Anderson pointed to the central role of schools as one of the few “things we’ve still got left” to connect with the young, saying more needed to be done to connect with families, and Ibegbuna said the lack of opportunities had left charities such as hers to offer skills training increasingly unavailable elsewhere. But with so few jobs available, and what jobs there are largely low paid and insecure, it is difficult to escape the conclusion that charities and schools are being lent on to offer solutions they are not equipped to provide.

Oddly missing from the night was mention of one of the concrete legacies of the previous riots of 1981: the regeneration of urban Britain. Fierce but secret debate was sparked within the then Tory cabinet by the riots of ’81, with Chancellor Geoffrey Howe and Margaret Thatcher’s mentor Keith Joseph, a man infamous for fretting how “our human stock is threatened” by single mothers, pondering whether areas such as Liverpool were not better left to “managed decline”.

Heseltine’s children

Others disagreed, with Thatcher’s eventual leadership challenger Michael Heseltine urging the Prime Minister to press ahead with ambitious plans to attract back private investment into the inner cities. Heseltine eventually won out, and his £100 million recasting of the derelict port of Albert Dock into a cutting edge cultural attraction and an anchor for private property investment, became a strategy at first tentatively then eagerly embraced by Britain’s declining industrial cities.
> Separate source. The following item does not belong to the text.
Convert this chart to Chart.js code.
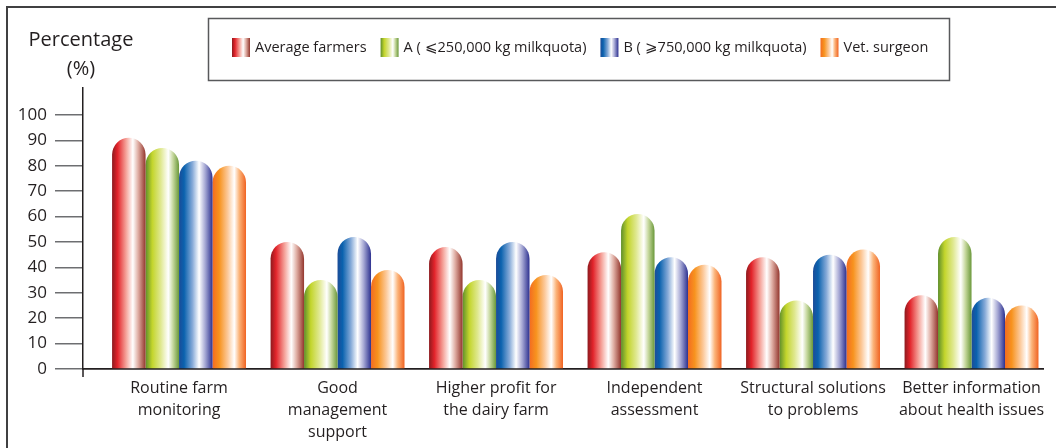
<!DOCTYPE html>
<html>
<head>
<meta charset="utf-8">
<script src="https://cdn.jsdelivr.net/npm/chart.js@4"></script>
<style>
  html, body { margin: 0; padding: 0; background: #ffffff; }
  #wrap { width: 1056px; height: 448px; position: relative; }
</style>
</head>
<body>
<div id="wrap"><canvas id="c" width="1056" height="448"></canvas></div>
<script>
// Survey categories (multi-line tick labels)
const categories = [
  ["Routine farm", "monitoring"],
  ["Good", "management", "support"],
  ["Higher profit for", "the dairy farm"],
  ["Independent", "assessment"],
  ["Structural solutions", "to problems"],
  ["Better information", "about health issues"]
];

const seriesNames = [
  "Average farmers",
  "A ( \u2A7D250,000 kg milkquota)",
  "B ( \u2A7E750,000 kg milkquota)",
  "Vet. surgeon"
];

// Percentages per group
const averageFarmers = [91, 50, 48, 46, 44, 29];
const quotaA         = [87, 35, 35, 61, 27, 52];
const quotaB         = [82, 52, 50, 44, 45, 28];
const vetSurgeon     = [80, 39, 37, 41, 47, 25];

const yTicks = [0, 10, 20, 30, 40, 50, 60, 70, 80, 90, 100];

// Horizontal "tube" shading for each series
const shades = [
  [[0, '#8c1a1e'], [0.16, '#e2232a'], [0.42, '#f5a49b'], [0.62, '#ffffff'], [0.78, '#dfada3'], [1, '#93362d']],
  [[0, '#5f8f2c'], [0.2, '#c3d52c'], [0.45, '#dfe88f'], [0.68, '#ffffff'], [0.82, '#c5d79c'], [1, '#6a983a']],
  [[0, '#1c4c98'], [0.15, '#0a62ae'], [0.4, '#86aad8'], [0.6, '#ffffff'], [0.78, '#a6a8d4'], [1, '#2d3190']],
  [[0, '#f36c21'], [0.2, '#f7931e'], [0.45, '#fcc898'], [0.65, '#ffffff'], [0.8, '#fbb378'], [1, '#f06322']]
];

const seriesValues = [averageFarmers, quotaA, quotaB, vetSurgeon];
const CAT_PCT = 0.845;
const TEXT = '#231f20';
const FONT = '"Open Sans", "Noto Sans", sans-serif';

function tubeGradient(ctx, x0, w, stops) {
  const g = ctx.createLinearGradient(x0, 0, x0 + w, 0);
  stops.forEach(([o, c]) => g.addColorStop(o, c));
  return g;
}

function barFill(c) {
  const chart = c.chart;
  const stops = shades[c.datasetIndex];
  const xs = chart.scales.x;
  if (!xs || c.dataIndex === undefined || !isFinite(xs.getPixelForValue(0))) return stops[1][1];
  const step = xs.getPixelForValue(1) - xs.getPixelForValue(0);
  const group = step * CAT_PCT;
  const w = group / seriesValues.length;
  const left = xs.getPixelForValue(c.dataIndex) - group / 2 + w * c.datasetIndex;
  return tubeGradient(chart.ctx, left, w, stops);
}

const datasets = seriesValues.map((vals, s) => ({
  label: seriesNames[s],
  data: vals.map((v, i) => ({ x: i, y: v })),
  backgroundColor: barFill,
  borderWidth: 0,
  borderRadius: 100,
  borderSkipped: 'bottom',
  categoryPercentage: CAT_PCT,
  barPercentage: 1.0
}));

const decor = {
  id: 'decor',
  beforeDraw(chart) {
    const ctx = chart.ctx;
    ctx.save();
    // outer frame (left and top edges)
    ctx.strokeStyle = '#404041';
    ctx.lineWidth = 2;
    ctx.beginPath();
    ctx.moveTo(7, 448);
    ctx.lineTo(7, 7);
    ctx.lineTo(1056, 7);
    ctx.stroke();
    ctx.restore();
  },
  afterDraw(chart) {
    const ctx = chart.ctx;
    const area = chart.chartArea;
    ctx.save();
    // axis stub below the baseline
    ctx.strokeStyle = TEXT;
    ctx.lineWidth = 1.5;
    ctx.beginPath();
    ctx.moveTo(area.left, area.bottom);
    ctx.lineTo(area.left, area.bottom + 8);
    ctx.stroke();

    // axis title
    ctx.fillStyle = TEXT;
    ctx.font = '20px ' + FONT;
    ctx.textAlign = 'center';
    ctx.textBaseline = 'middle';
    ctx.fillText('Percentage', 81, 40);
    ctx.fillText('(%)', 81, 69);

    // legend box
    ctx.strokeStyle = '#58595b';
    ctx.lineWidth = 1.5;
    ctx.strokeRect(208.5, 18.5, 741, 62);

    ctx.font = '14.5px ' + FONT;
    ctx.textAlign = 'left';
    let x = 232;
    seriesNames.forEach((name, s) => {
      ctx.fillStyle = tubeGradient(ctx, x, 18, shades[s]);
      ctx.fillRect(x, 38, 18, 19);
      x += 18 + 5;
      ctx.fillStyle = TEXT;
      ctx.fillText(name, x, 48);
      x += ctx.measureText(name).width + 14;
    });
    ctx.restore();
  }
};

new Chart(document.getElementById('c'), {
  type: 'bar',
  data: { datasets },
  options: {
    responsive: false,
    animation: false,
    devicePixelRatio: 1,
    layout: { padding: { top: 88, right: 13, left: 0, bottom: 0 } },
    plugins: { legend: { display: false }, tooltip: { enabled: false } },
    scales: {
      x: {
        type: 'linear',
        offset: false,
        min: -0.606,
        max: 5.451,
        afterBuildTicks: s => { s.ticks = categories.map((_, i) => ({ value: i })); },
        afterFit: s => { s.height = 79; },
        grid: { display: true, offset: false, drawOnChartArea: false, drawTicks: false },
        border: { display: true, color: TEXT, width: 1.8 },
        ticks: {
          autoSkip: false,
          maxRotation: 0,
          padding: 8,
          color: TEXT,
          font: { family: FONT, size: 16, lineHeight: 1.375 },
          callback: v => categories[v]
        }
      },
      y: {
        type: 'linear',
        min: 0,
        max: 110.6,
        afterBuildTicks: s => { s.ticks = yTicks.map(v => ({ value: v })); },
        afterFit: s => { s.width = 83; },
        grid: { display: true, drawOnChartArea: false, drawTicks: true, tickLength: 28, color: '#6d6e71', lineWidth: 1.5 },
        border: { display: true, color: TEXT, width: 1.5 },
        ticks: {
          padding: 8,
          color: TEXT,
          font: { family: FONT, size: 17 },
          callback: v => String(v)
        }
      }
    }
  },
  plugins: [decor]
});
</script>
</body>
</html>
Under Labour regeneration brought often vast influxes of wealth back into the cities, but while the renewal of city centres facilitated booming property markets and burgeoning retail hubs guarded by private security, ASBOs and CCTV, the surrounding communities experiencing either unemployment or insecure, low paid work saw little improvement. Manchester remains a city with the third highest GDP in the country and over one quarter of its children growing up in severe child poverty.

The riots of 2011 were in many ways the logical end point of Heseltine’s urban model, yet from the Cabinet the reaction has merely been half-hearted attempts to “tackle” gang violence and dark warnings of moral collapse. A political solution either from above or below in redressing the crippling poverty, deprivation and inequality in the UK is desperately needed, and one hopes the discussions sparked by ‘Reading the Riots’ may eventually contribute to a better alternative than Iain Duncan Smith’s mutterings of families ruled by “chaos and dysfunctionality … and governed by a perverse set of values”.

Although less apocalyptic in their rhetoric, Labour appears little better, with senior local government politicians such as Sir Richard Leese who have staked their careers on regeneration preferring to cast the riots as “a small minority of greedy yobs”, to be dealt with through existing powers of “anti social behaviour” and nothing to interrupt business as usual. As yet there has been no original thought among any quarter of Britain’s political class to compare even with Heseltine’s, although the Secretary of State for Work and Pensions has more than a little of Keith Joseph about him.